# New Shed Setup



## GrandDaddyToke (Oct 5, 2008)

*My wife said take outside so this is what I have.*
*I put in 2 30 amp breakers and ran 2 wires to shed where one line is hooked up to Temp controlled box with timer and outlets. *





*I have an AC unit that I had to box in so it would not pull the air out. I had to cut a square in the side to let air blow in to the ac because it creates a vacuum*
*I am feeding C02 so my in line fan also pulls air from shed in and out straight through 2 1000 watt hps lights!*













*Here are a few pictures of some 10 day old auto AK47's I started to see how things would work.*
*I plan on doing several Strains in 4 weeks or so once I see that the Co2 is good.*
*I can keep the temp as low as needed with out any problems and the 1 in-line fan keeps the glass on the lights cool.*
*I have a splitter on the C02 that runs to 2 separate fans @ each end of the area about 30 sq ft.*
*I have blacked out both windows with poster board so no light escapes.*
*My back yard where the shed is has a six foot fence around it so not much anyone can see.*


----------



## bombbudpuffa (Oct 5, 2008)

Looks good. Those auto ak look great. How old are they?


----------



## Dexter (Oct 5, 2008)

Nice Setup


----------



## GrandDaddyToke (Oct 6, 2008)

bombbudpuffa said:
			
		

> Looks good. Those auto ak look great. How old are they?


 
*I think 11 days today. I put them on FF Big Bloom from start and @ 1 week started the Grow Big at 1/2 strength. *
*@ 6 weeks I am going to start other strains, maybe sooner.*
*I am just trying to get a handle on the C02 since I have never had to use it.*
*I borrowed a meter from my hydro store to see what it what it is running @ (PPM).*
*@ 20 PSI on main regulator and 2 on the other gauge with the little ball that goes up when it is on it is @ 800 ppm in the grow area.*
*Once they start to flower I will go up to 1200 ppm @ 3.5 on ball gauge or what ever its called.*
*Once I get the $$ I am going to buy a instrument you can set to ppm you want and it controls it to keep @ that setting, for now when lights are on I run 30 min @ start-up than 15 on 15 off.*

*ANY SUGGESTIONS???*​


----------



## cuy103 (Oct 6, 2008)

I have to say I am very impressed with your entire set-up!!!  No wonder your plants have turned out phenomenal in the past!!!  :aok: 

I use the same feeding schedule with my FF nutes and I think it works great!  

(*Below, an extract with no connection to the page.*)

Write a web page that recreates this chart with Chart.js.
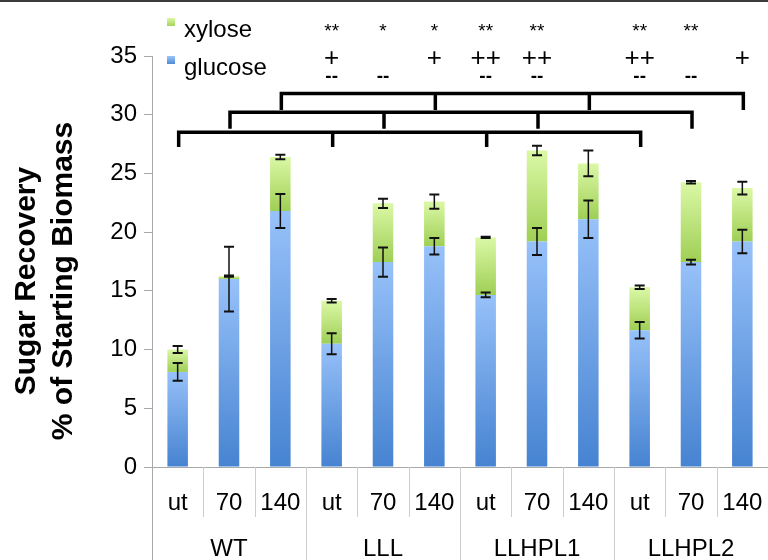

I'm def. sticking around to watch this grow!  Good luck, although you probably don't need it, LOL  :smoke1:


----------



## ms4ms (Oct 7, 2008)

unless I missed it I read several posts where peeps are feeding nutes to days old plants. I use ff soil and do not add ANY nutes for 3-4 weeks. Is this a huge mistake? even mgrow has sustaining soil for a couple of weeks?? Am I starving my plants for a month??


----------



## godspeedsuckah (Oct 7, 2008)

No you arent starving them. I don't feed for the first 3 or 4 weeks and I have bushes by then. I don't like feeding them early on because the root system is so delicate. I can see giving them a diluted feeding of big bloom for the P and K which helps with root development, but not grow big with gives them N.


----------



## GrandDaddyToke (Oct 9, 2008)

ms4ms said:
			
		

> unless I missed it I read several posts where peeps are feeding nutes to days old plants. I use ff soil and do not add ANY nutes for 3-4 weeks. Is this a huge mistake? even mgrow has sustaining soil for a couple of weeks?? Am I starving my plants for a month??


 
*These are Auto AK47 with a 10 week life span @ the most, thats why I feed this strain early. They are on 18/6 for the entire grow.  *
*If I grow a strain that I veg than flower @12/12 I follow the Fox Farm Nutrient chart which holds off on the nitrogen till week 3  *


----------



## mrs. st00ner (Nov 24, 2008)

This set up looks great! Mine is *much* more small scale but I'm taking notes for sure.


----------



## cryhavoc (Dec 7, 2008)

looks good


----------



## 4u2sm0ke (Dec 7, 2008)

looking good..i too grow in a shed..and you have plenty of power..cant wait to see those Babies Mature..KEEP M GREEN


----------



## mendo local (Dec 7, 2008)

Very Nice!


----------



## Elven (Dec 7, 2008)

Such a nice setup.


----------